- **Dataset excerpt**:

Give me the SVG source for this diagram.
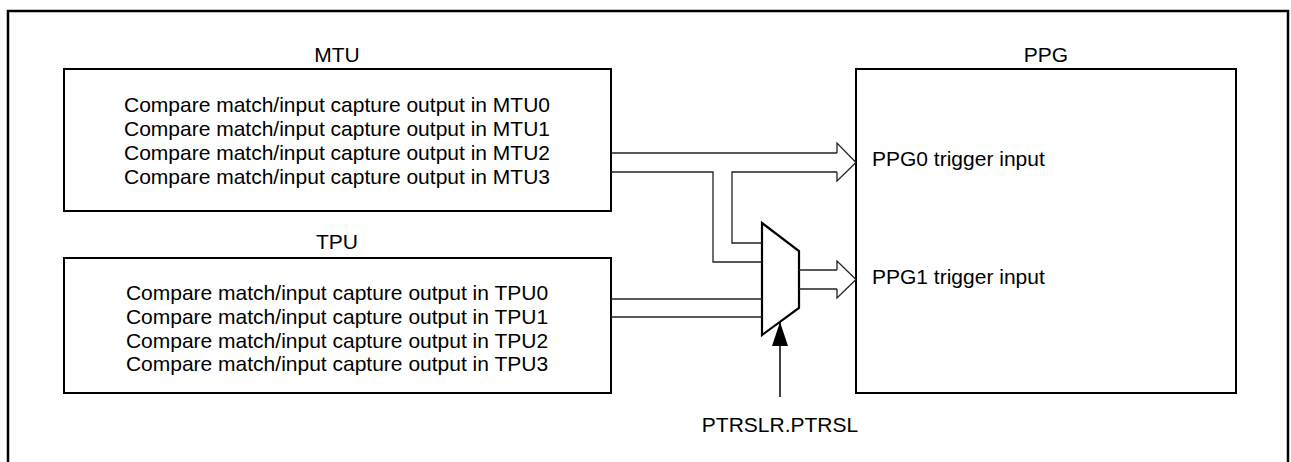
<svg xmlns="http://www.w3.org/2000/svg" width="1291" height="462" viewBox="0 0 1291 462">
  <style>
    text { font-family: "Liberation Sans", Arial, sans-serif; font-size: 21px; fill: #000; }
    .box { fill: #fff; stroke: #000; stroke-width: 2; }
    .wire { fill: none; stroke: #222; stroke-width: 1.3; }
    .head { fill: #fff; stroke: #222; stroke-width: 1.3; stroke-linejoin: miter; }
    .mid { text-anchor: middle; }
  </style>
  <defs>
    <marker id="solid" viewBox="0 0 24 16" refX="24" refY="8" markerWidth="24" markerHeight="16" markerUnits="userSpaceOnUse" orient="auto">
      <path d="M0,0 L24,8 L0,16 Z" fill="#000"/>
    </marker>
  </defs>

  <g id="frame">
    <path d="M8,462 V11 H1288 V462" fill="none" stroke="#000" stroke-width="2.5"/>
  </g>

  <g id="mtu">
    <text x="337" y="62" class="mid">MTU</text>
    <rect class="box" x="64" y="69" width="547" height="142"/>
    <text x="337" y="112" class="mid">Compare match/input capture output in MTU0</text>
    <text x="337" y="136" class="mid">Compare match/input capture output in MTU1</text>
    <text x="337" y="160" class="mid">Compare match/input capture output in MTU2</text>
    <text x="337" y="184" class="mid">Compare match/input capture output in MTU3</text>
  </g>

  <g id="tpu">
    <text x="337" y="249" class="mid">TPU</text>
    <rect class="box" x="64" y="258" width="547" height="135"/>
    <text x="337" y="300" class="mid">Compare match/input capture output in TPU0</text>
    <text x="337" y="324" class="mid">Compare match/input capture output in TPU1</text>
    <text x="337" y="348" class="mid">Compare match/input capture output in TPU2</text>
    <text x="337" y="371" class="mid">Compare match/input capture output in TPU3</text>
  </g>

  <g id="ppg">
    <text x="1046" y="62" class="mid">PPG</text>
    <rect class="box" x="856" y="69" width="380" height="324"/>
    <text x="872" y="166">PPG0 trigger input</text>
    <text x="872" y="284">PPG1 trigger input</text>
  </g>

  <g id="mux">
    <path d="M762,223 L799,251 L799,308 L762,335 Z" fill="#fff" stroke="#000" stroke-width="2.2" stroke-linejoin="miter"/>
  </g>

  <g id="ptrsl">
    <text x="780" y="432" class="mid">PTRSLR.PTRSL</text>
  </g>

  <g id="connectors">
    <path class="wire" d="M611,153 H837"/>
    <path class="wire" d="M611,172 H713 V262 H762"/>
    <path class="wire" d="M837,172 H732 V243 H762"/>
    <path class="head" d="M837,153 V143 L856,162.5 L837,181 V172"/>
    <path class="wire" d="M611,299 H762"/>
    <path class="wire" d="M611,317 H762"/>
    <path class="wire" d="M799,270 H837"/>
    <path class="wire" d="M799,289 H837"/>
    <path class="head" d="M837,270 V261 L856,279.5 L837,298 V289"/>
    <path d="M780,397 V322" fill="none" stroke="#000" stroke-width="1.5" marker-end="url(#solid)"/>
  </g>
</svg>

- **Problem to work on**: Write the lines above out again exactly, without any of their pictures.

- **Worked answer**:
Give me the SVG source for this diagram.
<svg xmlns="http://www.w3.org/2000/svg" width="1291" height="462" viewBox="0 0 1291 462">
  <style>
    text { font-family: "Liberation Sans", Arial, sans-serif; font-size: 21px; fill: #000; }
    .box { fill: #fff; stroke: #000; stroke-width: 2; }
    .wire { fill: none; stroke: #222; stroke-width: 1.3; }
    .head { fill: #fff; stroke: #222; stroke-width: 1.3; stroke-linejoin: miter; }
    .mid { text-anchor: middle; }
  </style>
  <defs>
    <marker id="solid" viewBox="0 0 24 16" refX="24" refY="8" markerWidth="24" markerHeight="16" markerUnits="userSpaceOnUse" orient="auto">
      <path d="M0,0 L24,8 L0,16 Z" fill="#000"/>
    </marker>
  </defs>

  <g id="frame">
    <path d="M8,462 V11 H1288 V462" fill="none" stroke="#000" stroke-width="2.5"/>
  </g>

  <g id="mtu">
    <text x="337" y="62" class="mid">MTU</text>
    <rect class="box" x="64" y="69" width="547" height="142"/>
    <text x="337" y="112" class="mid">Compare match/input capture output in MTU0</text>
    <text x="337" y="136" class="mid">Compare match/input capture output in MTU1</text>
    <text x="337" y="160" class="mid">Compare match/input capture output in MTU2</text>
    <text x="337" y="184" class="mid">Compare match/input capture output in MTU3</text>
  </g>

  <g id="tpu">
    <text x="337" y="249" class="mid">TPU</text>
    <rect class="box" x="64" y="258" width="547" height="135"/>
    <text x="337" y="300" class="mid">Compare match/input capture output in TPU0</text>
    <text x="337" y="324" class="mid">Compare match/input capture output in TPU1</text>
    <text x="337" y="348" class="mid">Compare match/input capture output in TPU2</text>
    <text x="337" y="371" class="mid">Compare match/input capture output in TPU3</text>
  </g>

  <g id="ppg">
    <text x="1046" y="62" class="mid">PPG</text>
    <rect class="box" x="856" y="69" width="380" height="324"/>
    <text x="872" y="166">PPG0 trigger input</text>
    <text x="872" y="284">PPG1 trigger input</text>
  </g>

  <g id="mux">
    <path d="M762,223 L799,251 L799,308 L762,335 Z" fill="#fff" stroke="#000" stroke-width="2.2" stroke-linejoin="miter"/>
  </g>

  <g id="ptrsl">
    <text x="780" y="432" class="mid">PTRSLR.PTRSL</text>
  </g>

  <g id="connectors">
    <path class="wire" d="M611,153 H837"/>
    <path class="wire" d="M611,172 H713 V262 H762"/>
    <path class="wire" d="M837,172 H732 V243 H762"/>
    <path class="head" d="M837,153 V143 L856,162.5 L837,181 V172"/>
    <path class="wire" d="M611,299 H762"/>
    <path class="wire" d="M611,317 H762"/>
    <path class="wire" d="M799,270 H837"/>
    <path class="wire" d="M799,289 H837"/>
    <path class="head" d="M837,270 V261 L856,279.5 L837,298 V289"/>
    <path d="M780,397 V322" fill="none" stroke="#000" stroke-width="1.5" marker-end="url(#solid)"/>
  </g>
</svg>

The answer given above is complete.